◆ **SUPPLIED DATA**:
start

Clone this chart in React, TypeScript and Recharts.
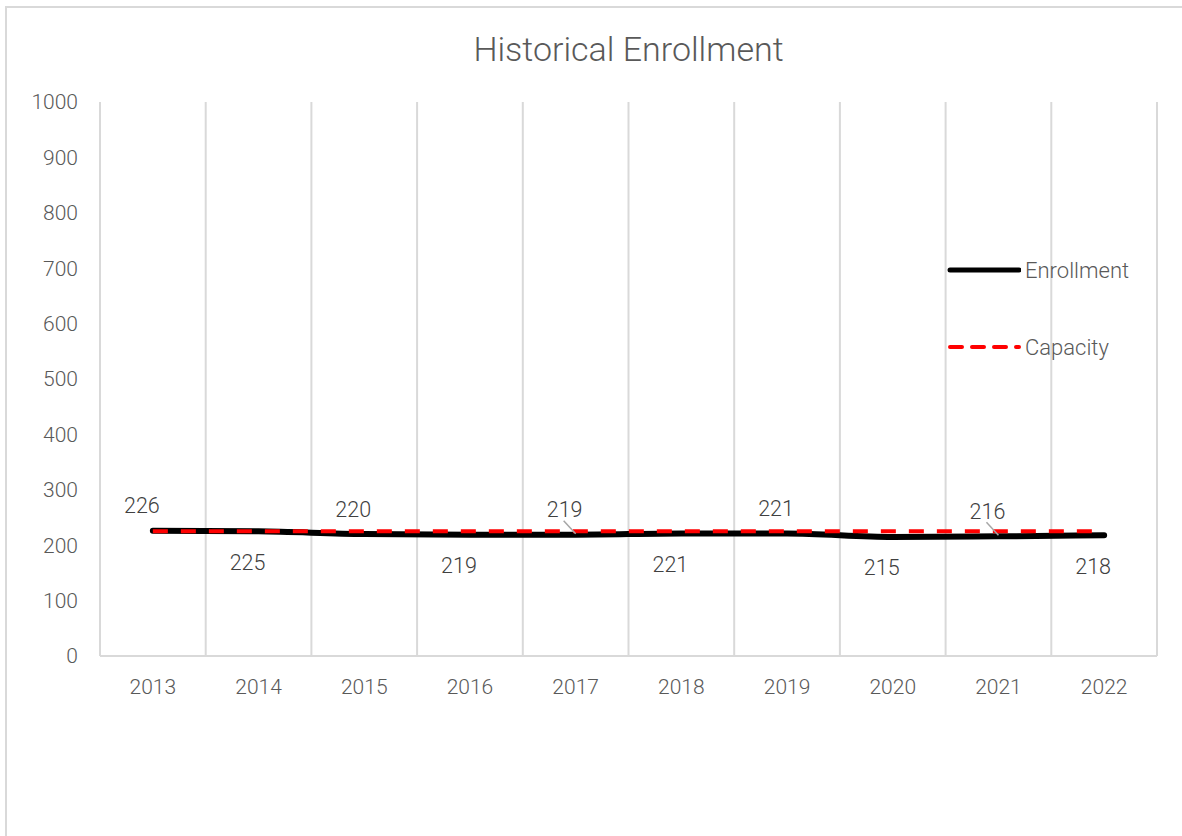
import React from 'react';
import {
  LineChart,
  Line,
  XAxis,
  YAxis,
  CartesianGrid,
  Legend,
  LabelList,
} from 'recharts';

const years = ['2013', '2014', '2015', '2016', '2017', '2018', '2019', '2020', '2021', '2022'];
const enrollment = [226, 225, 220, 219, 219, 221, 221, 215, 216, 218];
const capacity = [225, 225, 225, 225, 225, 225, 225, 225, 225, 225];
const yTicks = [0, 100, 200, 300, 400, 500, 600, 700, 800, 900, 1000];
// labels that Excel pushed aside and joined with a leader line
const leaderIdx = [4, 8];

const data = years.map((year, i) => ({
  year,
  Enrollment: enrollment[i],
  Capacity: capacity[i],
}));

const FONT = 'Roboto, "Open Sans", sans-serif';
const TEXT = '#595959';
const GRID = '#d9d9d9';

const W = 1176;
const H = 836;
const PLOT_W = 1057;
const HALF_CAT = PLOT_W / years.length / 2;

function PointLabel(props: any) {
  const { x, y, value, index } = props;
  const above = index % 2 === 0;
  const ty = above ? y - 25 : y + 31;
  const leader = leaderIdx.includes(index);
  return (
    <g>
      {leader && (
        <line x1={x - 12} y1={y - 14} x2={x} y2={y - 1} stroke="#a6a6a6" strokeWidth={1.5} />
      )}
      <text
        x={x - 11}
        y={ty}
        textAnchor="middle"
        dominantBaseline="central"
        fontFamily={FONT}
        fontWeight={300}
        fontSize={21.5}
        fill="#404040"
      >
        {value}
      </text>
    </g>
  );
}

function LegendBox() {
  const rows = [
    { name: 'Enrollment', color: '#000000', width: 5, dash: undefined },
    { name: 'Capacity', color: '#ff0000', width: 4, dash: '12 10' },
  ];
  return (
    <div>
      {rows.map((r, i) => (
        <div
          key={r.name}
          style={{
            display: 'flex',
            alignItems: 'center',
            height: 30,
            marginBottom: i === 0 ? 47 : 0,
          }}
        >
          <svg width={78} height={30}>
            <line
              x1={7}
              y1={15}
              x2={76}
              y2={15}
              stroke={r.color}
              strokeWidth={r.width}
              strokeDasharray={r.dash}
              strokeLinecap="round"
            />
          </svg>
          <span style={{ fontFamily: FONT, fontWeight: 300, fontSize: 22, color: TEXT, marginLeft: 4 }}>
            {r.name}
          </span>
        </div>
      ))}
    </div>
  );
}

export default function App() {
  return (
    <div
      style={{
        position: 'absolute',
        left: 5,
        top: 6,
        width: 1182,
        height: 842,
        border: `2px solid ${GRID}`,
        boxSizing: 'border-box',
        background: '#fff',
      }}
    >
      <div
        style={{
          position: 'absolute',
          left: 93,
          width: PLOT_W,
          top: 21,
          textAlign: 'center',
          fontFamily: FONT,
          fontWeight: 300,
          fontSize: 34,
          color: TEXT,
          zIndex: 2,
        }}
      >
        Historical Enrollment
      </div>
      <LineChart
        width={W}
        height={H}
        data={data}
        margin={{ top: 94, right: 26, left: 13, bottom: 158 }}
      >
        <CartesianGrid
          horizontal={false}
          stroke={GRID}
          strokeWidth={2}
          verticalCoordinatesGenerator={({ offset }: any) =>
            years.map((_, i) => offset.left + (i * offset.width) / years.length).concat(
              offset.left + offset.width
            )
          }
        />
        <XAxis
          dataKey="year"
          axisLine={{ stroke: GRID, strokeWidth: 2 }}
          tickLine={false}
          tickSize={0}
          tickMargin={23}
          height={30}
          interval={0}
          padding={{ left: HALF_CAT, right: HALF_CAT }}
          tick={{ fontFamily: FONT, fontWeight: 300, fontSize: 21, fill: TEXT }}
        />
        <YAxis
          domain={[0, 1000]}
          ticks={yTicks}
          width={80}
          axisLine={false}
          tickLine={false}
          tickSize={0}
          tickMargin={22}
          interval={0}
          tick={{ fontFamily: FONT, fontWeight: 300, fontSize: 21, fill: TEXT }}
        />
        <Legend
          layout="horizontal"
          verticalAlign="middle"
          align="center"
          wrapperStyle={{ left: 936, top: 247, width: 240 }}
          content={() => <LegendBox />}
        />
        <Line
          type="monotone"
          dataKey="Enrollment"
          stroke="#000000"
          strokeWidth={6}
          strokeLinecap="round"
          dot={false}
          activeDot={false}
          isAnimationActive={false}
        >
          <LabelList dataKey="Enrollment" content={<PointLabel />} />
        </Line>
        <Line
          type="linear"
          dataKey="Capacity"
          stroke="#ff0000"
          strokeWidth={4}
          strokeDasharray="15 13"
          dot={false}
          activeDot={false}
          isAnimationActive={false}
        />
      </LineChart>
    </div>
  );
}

end

◆ **THE REQUEST**: Copy every line of the data word for word, omitting the images.

◆ **SOLUTION TO THIS TASK**:
Clone this chart in React, TypeScript and Recharts.
import React from 'react';
import {
  LineChart,
  Line,
  XAxis,
  YAxis,
  CartesianGrid,
  Legend,
  LabelList,
} from 'recharts';

const years = ['2013', '2014', '2015', '2016', '2017', '2018', '2019', '2020', '2021', '2022'];
const enrollment = [226, 225, 220, 219, 219, 221, 221, 215, 216, 218];
const capacity = [225, 225, 225, 225, 225, 225, 225, 225, 225, 225];
const yTicks = [0, 100, 200, 300, 400, 500, 600, 700, 800, 900, 1000];
// labels that Excel pushed aside and joined with a leader line
const leaderIdx = [4, 8];

const data = years.map((year, i) => ({
  year,
  Enrollment: enrollment[i],
  Capacity: capacity[i],
}));

const FONT = 'Roboto, "Open Sans", sans-serif';
const TEXT = '#595959';
const GRID = '#d9d9d9';

const W = 1176;
const H = 836;
const PLOT_W = 1057;
const HALF_CAT = PLOT_W / years.length / 2;

function PointLabel(props: any) {
  const { x, y, value, index } = props;
  const above = index % 2 === 0;
  const ty = above ? y - 25 : y + 31;
  const leader = leaderIdx.includes(index);
  return (
    <g>
      {leader && (
        <line x1={x - 12} y1={y - 14} x2={x} y2={y - 1} stroke="#a6a6a6" strokeWidth={1.5} />
      )}
      <text
        x={x - 11}
        y={ty}
        textAnchor="middle"
        dominantBaseline="central"
        fontFamily={FONT}
        fontWeight={300}
        fontSize={21.5}
        fill="#404040"
      >
        {value}
      </text>
    </g>
  );
}

function LegendBox() {
  const rows = [
    { name: 'Enrollment', color: '#000000', width: 5, dash: undefined },
    { name: 'Capacity', color: '#ff0000', width: 4, dash: '12 10' },
  ];
  return (
    <div>
      {rows.map((r, i) => (
        <div
          key={r.name}
          style={{
            display: 'flex',
            alignItems: 'center',
            height: 30,
            marginBottom: i === 0 ? 47 : 0,
          }}
        >
          <svg width={78} height={30}>
            <line
              x1={7}
              y1={15}
              x2={76}
              y2={15}
              stroke={r.color}
              strokeWidth={r.width}
              strokeDasharray={r.dash}
              strokeLinecap="round"
            />
          </svg>
          <span style={{ fontFamily: FONT, fontWeight: 300, fontSize: 22, color: TEXT, marginLeft: 4 }}>
            {r.name}
          </span>
        </div>
      ))}
    </div>
  );
}

export default function App() {
  return (
    <div
      style={{
        position: 'absolute',
        left: 5,
        top: 6,
        width: 1182,
        height: 842,
        border: `2px solid ${GRID}`,
        boxSizing: 'border-box',
        background: '#fff',
      }}
    >
      <div
        style={{
          position: 'absolute',
          left: 93,
          width: PLOT_W,
          top: 21,
          textAlign: 'center',
          fontFamily: FONT,
          fontWeight: 300,
          fontSize: 34,
          color: TEXT,
          zIndex: 2,
        }}
      >
        Historical Enrollment
      </div>
      <LineChart
        width={W}
        height={H}
        data={data}
        margin={{ top: 94, right: 26, left: 13, bottom: 158 }}
      >
        <CartesianGrid
          horizontal={false}
          stroke={GRID}
          strokeWidth={2}
          verticalCoordinatesGenerator={({ offset }: any) =>
            years.map((_, i) => offset.left + (i * offset.width) / years.length).concat(
              offset.left + offset.width
            )
          }
        />
        <XAxis
          dataKey="year"
          axisLine={{ stroke: GRID, strokeWidth: 2 }}
          tickLine={false}
          tickSize={0}
          tickMargin={23}
          height={30}
          interval={0}
          padding={{ left: HALF_CAT, right: HALF_CAT }}
          tick={{ fontFamily: FONT, fontWeight: 300, fontSize: 21, fill: TEXT }}
        />
        <YAxis
          domain={[0, 1000]}
          ticks={yTicks}
          width={80}
          axisLine={false}
          tickLine={false}
          tickSize={0}
          tickMargin={22}
          interval={0}
          tick={{ fontFamily: FONT, fontWeight: 300, fontSize: 21, fill: TEXT }}
        />
        <Legend
          layout="horizontal"
          verticalAlign="middle"
          align="center"
          wrapperStyle={{ left: 936, top: 247, width: 240 }}
          content={() => <LegendBox />}
        />
        <Line
          type="monotone"
          dataKey="Enrollment"
          stroke="#000000"
          strokeWidth={6}
          strokeLinecap="round"
          dot={false}
          activeDot={false}
          isAnimationActive={false}
        >
          <LabelList dataKey="Enrollment" content={<PointLabel />} />
        </Line>
        <Line
          type="linear"
          dataKey="Capacity"
          stroke="#ff0000"
          strokeWidth={4}
          strokeDasharray="15 13"
          dot={false}
          activeDot={false}
          isAnimationActive={false}
        />
      </LineChart>
    </div>
  );
}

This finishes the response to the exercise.